| PROVIDED MATERIAL |
===
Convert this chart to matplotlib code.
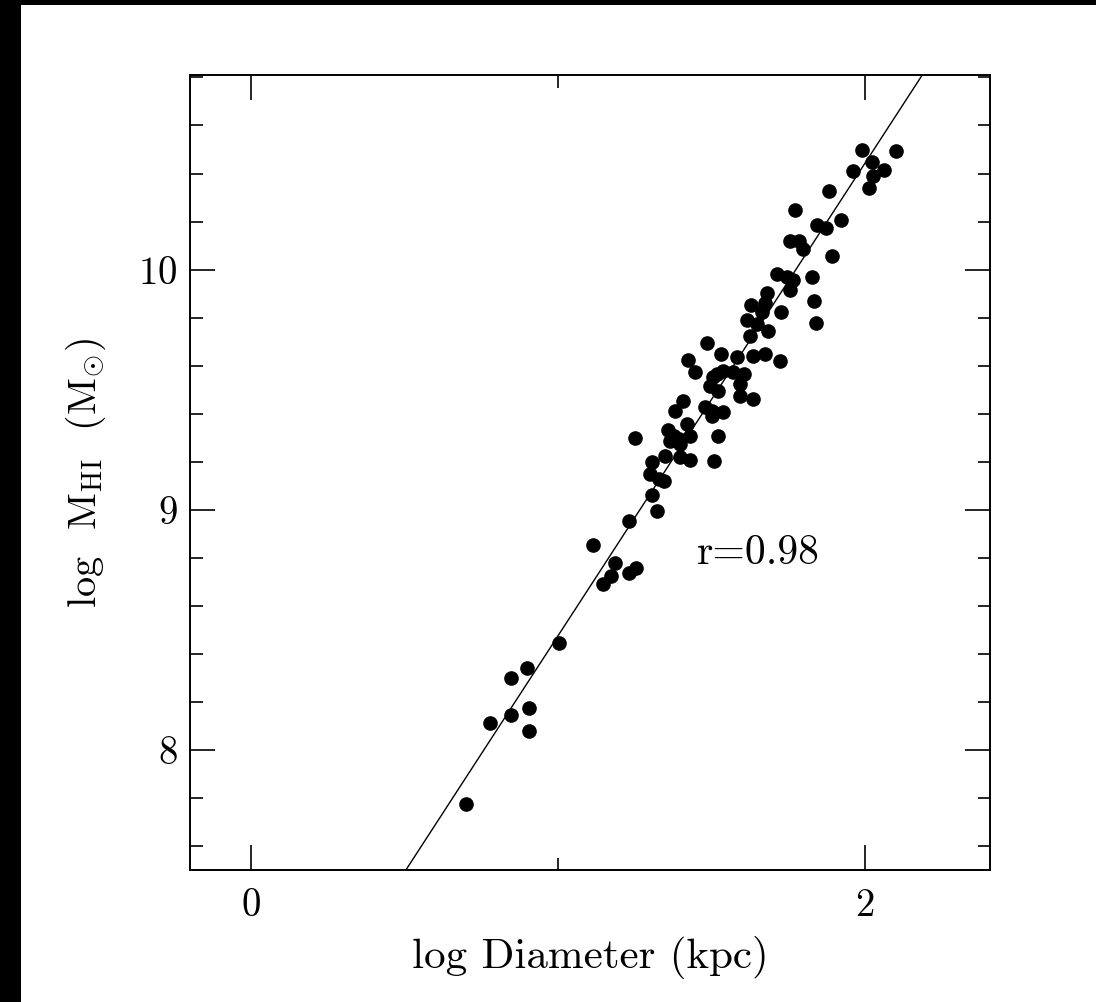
#!/usr/bin/env python3
"""HI mass vs HI diameter scatter with fitted relation."""

import matplotlib
matplotlib.use("Agg")
import matplotlib.pyplot as plt
from matplotlib.patches import Rectangle
from matplotlib.ticker import MultipleLocator
import numpy as np

# log D_HI (kpc) and log M_HI (Msun)
log_diam = [
    0.700, 0.779, 0.846, 0.846, 0.898, 0.906, 0.903, 1.001, 1.113, 1.186,
    1.172, 1.146, 1.232, 1.254, 1.232, 1.251, 1.305, 1.321, 1.305, 1.300,
    1.327, 1.343, 1.349, 1.397, 1.430, 1.506, 1.359, 1.376, 1.392, 1.365,
    1.397, 1.430, 1.522, 1.419, 1.381, 1.408, 1.479, 1.501, 1.538, 1.501,
    1.495, 1.522, 1.504, 1.593, 1.593, 1.636, 1.422, 1.446, 1.517, 1.538,
    1.571, 1.604, 1.486, 1.531, 1.584, 1.636, 1.674, 1.723, 1.615, 1.647,
    1.625, 1.683, 1.663, 1.629, 1.674, 1.680, 1.726, 1.840, 1.834, 1.756,
    1.712, 1.745, 1.766, 1.826, 1.756, 1.786, 1.799, 1.893, 1.772, 1.921,
    1.843, 1.872, 1.882, 1.989, 2.101, 2.024, 1.959, 2.060, 2.027, 2.011,
]
log_mass = [
    7.776, 8.114, 8.301, 8.146, 8.343, 8.176, 8.079, 8.447, 8.854, 8.778,
    8.725, 8.690, 8.735, 8.757, 8.954, 9.299, 9.060, 8.993, 9.197, 9.149,
    9.128, 9.118, 9.225, 9.218, 9.207, 9.204, 9.332, 9.308, 9.295, 9.288,
    9.274, 9.308, 9.308, 9.357, 9.410, 9.454, 9.429, 9.413, 9.405, 9.392,
    9.517, 9.496, 9.551, 9.524, 9.475, 9.461, 9.624, 9.572, 9.565, 9.579,
    9.572, 9.565, 9.693, 9.649, 9.638, 9.642, 9.649, 9.621, 9.790, 9.774,
    9.725, 9.746, 9.822, 9.853, 9.860, 9.903, 9.822, 9.778, 9.868, 9.913,
    9.982, 9.968, 9.957, 9.968, 10.117, 10.117, 10.086, 10.055, 10.250, 10.207,
    10.186, 10.172, 10.329, 10.496, 10.492, 10.450, 10.410, 10.413, 10.388, 10.339,
]

# fitted relation log M = FIT_A + FIT_B * log D
FIT_A = 6.51
FIT_B = 1.967
CORR_LABEL = "r=0.98"

plt.rcParams["font.family"] = ["cmr10", "DejaVu Serif"]
plt.rcParams["mathtext.fontset"] = "cm"
plt.rcParams["axes.formatter.use_mathtext"] = True

fig = plt.figure(figsize=(10.96, 10.02), dpi=100, facecolor="white")
# dark slide border visible on the left and top
fig.patches.append(Rectangle((0, 0), 21 / 1096, 1, transform=fig.transFigure,
                             facecolor="black", edgecolor="none", zorder=-1))
fig.patches.append(Rectangle((0, 1 - 5 / 1002), 1, 5 / 1002, transform=fig.transFigure,
                             facecolor="black", edgecolor="none", zorder=-1))

ax = fig.add_axes([0.1734, 0.1317, 0.7299, 0.7934])
ax.set_xlim(-0.2, 2.407)
ax.set_ylim(7.5, 10.81)

ax.plot(log_diam, log_mass, "o", color="black", markersize=9.5, zorder=3)

xs = np.array(ax.get_xlim())
ax.plot(xs, FIT_A + FIT_B * xs, color="black", linewidth=1.0, zorder=2)

ax.text(1.453, 8.82, CORR_LABEL, fontsize=30, ha="left", va="center")

ax.xaxis.set_major_locator(MultipleLocator(2))
ax.xaxis.set_minor_locator(MultipleLocator(1))
ax.yaxis.set_major_locator(MultipleLocator(1))
ax.yaxis.set_minor_locator(MultipleLocator(0.2))
ax.tick_params(which="both", direction="in", top=True, right=True, width=1.2,
               labelsize=28)
ax.tick_params(which="major", length=18)
ax.tick_params(which="minor", length=9)
ax.tick_params(axis="x", pad=13)
ax.tick_params(axis="y", pad=9)
for spine in ax.spines.values():
    spine.set_linewidth(1.4)

ax.set_xlabel("log Diameter (kpc)", fontsize=31, labelpad=9)
ax.set_ylabel(r"log  M$_{\rm HI}$  (M$_{\odot}$)", fontsize=29, labelpad=22)

fig.savefig("out.png", dpi=100)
===
| EXERCISE OBJECTIVE |
Return nothing but the lines running from the start of the data to the line with "import numpy as np", please, both ends included and no pictures.

| TASK OUTPUT |
Convert this chart to matplotlib code.
#!/usr/bin/env python3
"""HI mass vs HI diameter scatter with fitted relation."""

import matplotlib
matplotlib.use("Agg")
import matplotlib.pyplot as plt
from matplotlib.patches import Rectangle
from matplotlib.ticker import MultipleLocator
import numpy as np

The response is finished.